In a recent column, Senator Tom O’Mara offered a stark critique of the Albany Democrats’ approach to climate change legislation, highlighting the recent approval of the “New York Heat Act” as emblematic of a broader trend of unaffordable and impractical energy mandates. According to O’Mara, such policies, including the state’s ambitious renewable energy goals, impose undue burdens on New Yorkers without making a significant impact on global emissions. The senator underscored the negligible effect of state emissions on the global scale, arguing that the drastic measures being adopted could lead to severe economic and environmental consequences.

O’Mara’s commentary specifically targets the financial implications of the Heat Act, warning of higher costs for the majority of New Yorkers to subsidize utility expenses for the lowest-income residents. He further criticized the elimination of the “100-foot rule” for gas service, pointing to potential job losses in the utility sector. His analysis paints a picture of a state policy that, while aimed at leading in emissions reduction, may inadvertently increase costs and compromise the state’s energy grid’s reliability and affordability.

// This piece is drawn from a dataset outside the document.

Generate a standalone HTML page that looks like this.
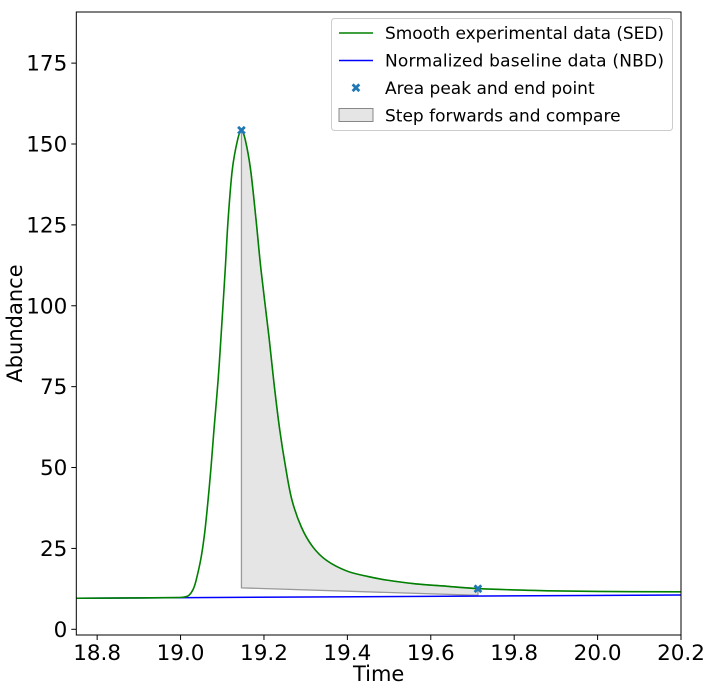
<!DOCTYPE html>
<html><head><meta charset="utf-8"><style>
body{margin:0;background:#fff;font-family:"Liberation Sans","DejaVu Sans",sans-serif}
svg text{font-family:"DejaVu Sans","Liberation Sans",sans-serif}
</style></head><body>
<svg id="c" width="710" height="691" xmlns="http://www.w3.org/2000/svg"></svg>
<script>
const sedTime=[18.75,18.9,18.99,19.01,19.02,19.03,19.037,19.049,19.058,19.066,19.073,19.08,19.09,19.097,19.107,19.114,19.124,19.137,19.146,19.155,19.168,19.181,19.193,19.212,19.225,19.238,19.252,19.267,19.29,19.317,19.35,19.399,19.45,19.495,19.56,19.639,19.713,19.85,20.0,20.2];
const sedValue=[9.6,9.7,9.8,10.0,10.5,12.3,15,22,30,40,50,61.5,77,90.4,111,126.6,142,151.4,154.1,151.4,142,126.6,111,90.4,75,61.5,50,40,31.5,25.5,21.3,18.0,16.3,15.2,14.1,13.3,12.6,12.0,11.7,11.6];
const nbdTime=[18.75,20.2];
const nbdValue=[9.6,10.6];
const markTime=[19.146,19.713];
const markValue=[154.1,12.4];
const areaBase=[12.8,10.5];
const xTicks=[18.8,19.0,19.2,19.4,19.6,19.8,20.0,20.2];
const xTickLabels=["18.8","19.0","19.2","19.4","19.6","19.8","20.0","20.2"];
const yTicks=[0,25,50,75,100,125,150,175];
const yTickLabels=["0","25","50","75","100","125","150","175"];

const L=76.3,R=681,T=12,B=635,X0=18.75,X1=20.2;
const x=t=>L+(t-X0)/(X1-X0)*(R-L);
const y=v=>629.3-v*(629.3-144)/150;
const svg=document.getElementById('c');
const NS="http://www.w3.org/2000/svg";
function mk(tag,attrs,parent){const e=document.createElementNS(NS,tag);for(const k in attrs)e.setAttribute(k,attrs[k]);(parent||svg).appendChild(e);return e;}
function smooth(P){let d="M"+P[0][0]+","+P[0][1];for(let i=0;i<P.length-1;i++){const p0=P[Math.max(0,i-1)],p1=P[i],p2=P[i+1],p3=P[Math.min(P.length-1,i+2)];const c1=[p1[0]+(p2[0]-p0[0])/6,p1[1]+(p2[1]-p0[1])/6],c2=[p2[0]-(p3[0]-p1[0])/6,p2[1]-(p3[1]-p1[1])/6];d+=` C${c1[0]},${c1[1]} ${c2[0]},${c2[1]} ${p2[0]},${p2[1]}`;}return d;}

const sedP=sedTime.map((t,i)=>[x(t),y(sedValue[i])]);
let sub=[];
for(let i=0;i<sedTime.length;i++){if(sedTime[i]>=markTime[0]-1e-9&&sedTime[i]<=markTime[1]+1e-9)sub.push(sedP[i]);}
let ad=smooth(sub)+` L${x(markTime[1])},${y(areaBase[1])} L${x(markTime[0])},${y(areaBase[0])} Z`;
const area=mk('path',{d:ad,fill:'#e5e5e5',stroke:'#999',"stroke-width":1.3});



const nbd=mk('polyline',{points:nbdTime.map((t,i)=>x(t)+","+y(nbdValue[i])).join(' '),fill:'none',stroke:'#0000ff',"stroke-width":1.5});


const sed=mk('path',{d:smooth(sedP),fill:'none',stroke:'#008000',"stroke-width":1.6,"stroke-linejoin":"round"});


for(let i=0;i<markTime.length;i++){
  const m=mk('text',{x:x(markTime[i]),y:y(markValue[i])+4.5,"text-anchor":"middle","font-size":13,fill:'#1f77b4',"font-weight":"bold"});
  m.textContent='✖';
  
  
}
const box=mk('rect',{x:L,y:T,width:R-L,height:B-T,fill:'none',stroke:'#000',"stroke-width":1});


xTicks.forEach((t,i)=>{
  mk('line',{x1:x(t),x2:x(t),y1:B,y2:B+5,stroke:'#000'});
  const tx=mk('text',{x:x(t),y:B+25,"text-anchor":"middle","font-size":21.5});
  tx.textContent=xTickLabels[i];
  
  
});
yTicks.forEach((v,i)=>{
  mk('line',{x1:L-5,x2:L,y1:y(v),y2:y(v),stroke:'#000'});
  const tx=mk('text',{x:L-9,y:y(v)+7.5,"text-anchor":"end","font-size":21.5});
  tx.textContent=yTickLabels[i];
  
  
});
const xt=mk('text',{x:(L+R)/2,y:681,"text-anchor":"middle","font-size":21});xt.textContent='Time';


const yt=mk('text',{x:0,y:0,"text-anchor":"middle","font-size":21,transform:`translate(22,${(T+B)/2}) rotate(-90)`});yt.textContent='Abundance';


const lg=mk('g',{});


mk('rect',{x:331.5,y:18.5,width:341,height:112,rx:3,fill:'#fff',stroke:'#ccc',"fill-opacity":0.8},lg);
const labels=['Smooth experimental data (SED)','Normalized baseline data (NBD)','Area peak and end point','Step forwards and compare'];
labels.forEach((s,i)=>{
  const cy=33+i*27.5;
  if(i<2)mk('line',{x1:339,x2:373,y1:cy,y2:cy,stroke:i==0?'#008000':'#0000ff',"stroke-width":1.5},lg);
  else if(i==2){const m=mk('text',{x:356,y:cy+4.5,"text-anchor":"middle","font-size":13,fill:'#1f77b4',"font-weight":"bold"},lg);m.textContent='✖';}
  else mk('rect',{x:339,y:cy-7,width:34,height:13,fill:'#e5e5e5',stroke:'#888'},lg);
  const t=mk('text',{x:385,y:cy+6,"font-size":17,"textLength":s.length>26?279:0},lg);t.textContent=s;
  if(!(s.length>26))t.removeAttribute('textLength');
  
  
});
</script>
</body></html>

The senator’s reflections on New York’s energy strategy call for a more balanced approach to environmental policy, one that considers the economic realities facing state residents. By highlighting New York’s low per capita energy consumption and emissions, O’Mara suggests that the state’s current path may forsake practical, effective measures in pursuit of unattainable ideals. His commentary raises questions about the viability of the Albany Democrats’ climate initiatives, advocating for solutions that balance environmental goals with the needs of all New Yorkers.